:: Input records ::

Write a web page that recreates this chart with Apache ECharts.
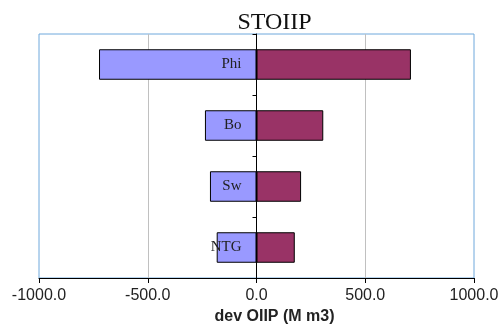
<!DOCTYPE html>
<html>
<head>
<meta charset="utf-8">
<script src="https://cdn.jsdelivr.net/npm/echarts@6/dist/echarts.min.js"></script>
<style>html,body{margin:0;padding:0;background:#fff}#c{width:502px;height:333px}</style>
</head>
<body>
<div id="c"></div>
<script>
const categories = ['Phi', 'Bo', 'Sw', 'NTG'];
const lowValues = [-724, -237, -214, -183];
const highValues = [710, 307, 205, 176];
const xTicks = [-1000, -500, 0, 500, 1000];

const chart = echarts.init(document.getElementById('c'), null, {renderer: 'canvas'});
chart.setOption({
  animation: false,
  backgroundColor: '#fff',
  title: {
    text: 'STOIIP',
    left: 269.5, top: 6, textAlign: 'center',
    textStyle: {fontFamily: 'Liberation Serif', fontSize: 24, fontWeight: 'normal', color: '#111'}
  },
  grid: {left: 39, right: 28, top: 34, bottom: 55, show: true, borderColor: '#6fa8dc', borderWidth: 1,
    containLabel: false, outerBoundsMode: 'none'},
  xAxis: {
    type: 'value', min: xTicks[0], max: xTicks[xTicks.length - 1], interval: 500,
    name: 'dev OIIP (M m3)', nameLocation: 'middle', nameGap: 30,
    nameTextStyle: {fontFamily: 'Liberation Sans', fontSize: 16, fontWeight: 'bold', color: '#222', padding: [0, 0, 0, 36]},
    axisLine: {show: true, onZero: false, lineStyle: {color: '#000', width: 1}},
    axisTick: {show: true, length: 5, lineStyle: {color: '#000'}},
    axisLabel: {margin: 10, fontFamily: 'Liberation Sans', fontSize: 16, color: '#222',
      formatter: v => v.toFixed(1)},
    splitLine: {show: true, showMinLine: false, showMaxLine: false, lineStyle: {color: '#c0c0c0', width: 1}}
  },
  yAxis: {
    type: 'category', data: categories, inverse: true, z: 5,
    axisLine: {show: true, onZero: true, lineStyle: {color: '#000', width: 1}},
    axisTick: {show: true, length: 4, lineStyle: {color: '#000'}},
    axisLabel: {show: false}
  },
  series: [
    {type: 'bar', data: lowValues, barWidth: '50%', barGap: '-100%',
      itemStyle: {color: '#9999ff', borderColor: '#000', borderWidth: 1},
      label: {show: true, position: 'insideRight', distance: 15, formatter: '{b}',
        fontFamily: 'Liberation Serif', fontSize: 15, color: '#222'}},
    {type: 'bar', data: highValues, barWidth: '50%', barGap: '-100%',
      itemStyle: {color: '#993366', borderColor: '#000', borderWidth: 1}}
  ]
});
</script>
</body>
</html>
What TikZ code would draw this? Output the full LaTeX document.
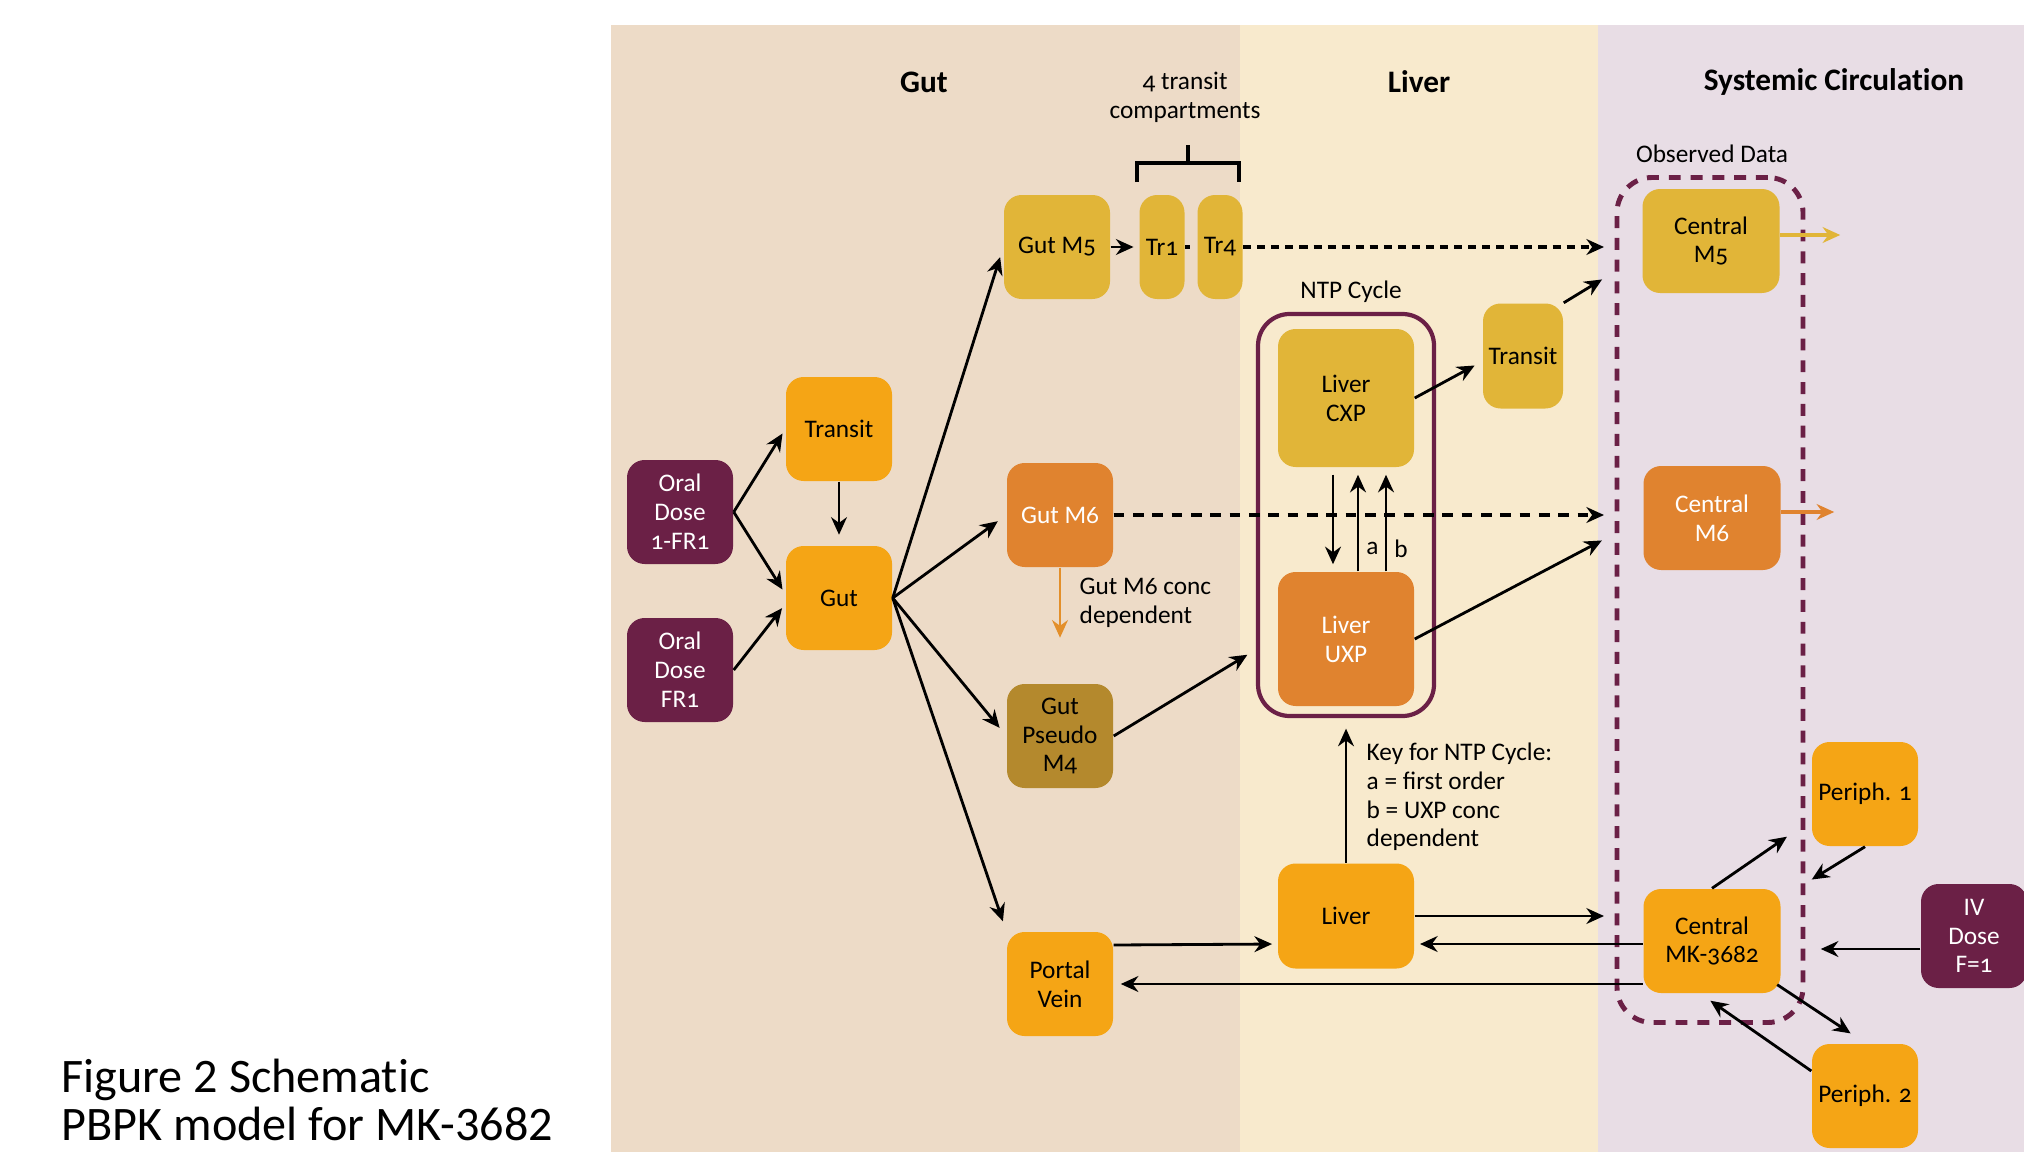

:::

Make an exact copy of the whole listing, but don't bring over any pictures.

→ Output for this exercise
Write a web page that recreates this chart with Apache ECharts.
<!DOCTYPE html>
<html>
<head>
<meta charset="utf-8">
<script src="https://cdn.jsdelivr.net/npm/echarts@6/dist/echarts.min.js"></script>
<style>html,body{margin:0;padding:0;background:#fff}#c{width:502px;height:333px}</style>
</head>
<body>
<div id="c"></div>
<script>
const categories = ['Phi', 'Bo', 'Sw', 'NTG'];
const lowValues = [-724, -237, -214, -183];
const highValues = [710, 307, 205, 176];
const xTicks = [-1000, -500, 0, 500, 1000];

const chart = echarts.init(document.getElementById('c'), null, {renderer: 'canvas'});
chart.setOption({
  animation: false,
  backgroundColor: '#fff',
  title: {
    text: 'STOIIP',
    left: 269.5, top: 6, textAlign: 'center',
    textStyle: {fontFamily: 'Liberation Serif', fontSize: 24, fontWeight: 'normal', color: '#111'}
  },
  grid: {left: 39, right: 28, top: 34, bottom: 55, show: true, borderColor: '#6fa8dc', borderWidth: 1,
    containLabel: false, outerBoundsMode: 'none'},
  xAxis: {
    type: 'value', min: xTicks[0], max: xTicks[xTicks.length - 1], interval: 500,
    name: 'dev OIIP (M m3)', nameLocation: 'middle', nameGap: 30,
    nameTextStyle: {fontFamily: 'Liberation Sans', fontSize: 16, fontWeight: 'bold', color: '#222', padding: [0, 0, 0, 36]},
    axisLine: {show: true, onZero: false, lineStyle: {color: '#000', width: 1}},
    axisTick: {show: true, length: 5, lineStyle: {color: '#000'}},
    axisLabel: {margin: 10, fontFamily: 'Liberation Sans', fontSize: 16, color: '#222',
      formatter: v => v.toFixed(1)},
    splitLine: {show: true, showMinLine: false, showMaxLine: false, lineStyle: {color: '#c0c0c0', width: 1}}
  },
  yAxis: {
    type: 'category', data: categories, inverse: true, z: 5,
    axisLine: {show: true, onZero: true, lineStyle: {color: '#000', width: 1}},
    axisTick: {show: true, length: 4, lineStyle: {color: '#000'}},
    axisLabel: {show: false}
  },
  series: [
    {type: 'bar', data: lowValues, barWidth: '50%', barGap: '-100%',
      itemStyle: {color: '#9999ff', borderColor: '#000', borderWidth: 1},
      label: {show: true, position: 'insideRight', distance: 15, formatter: '{b}',
        fontFamily: 'Liberation Serif', fontSize: 15, color: '#222'}},
    {type: 'bar', data: highValues, barWidth: '50%', barGap: '-100%',
      itemStyle: {color: '#993366', borderColor: '#000', borderWidth: 1}}
  ]
});
</script>
</body>
</html>
What TikZ code would draw this? Output the full LaTeX document.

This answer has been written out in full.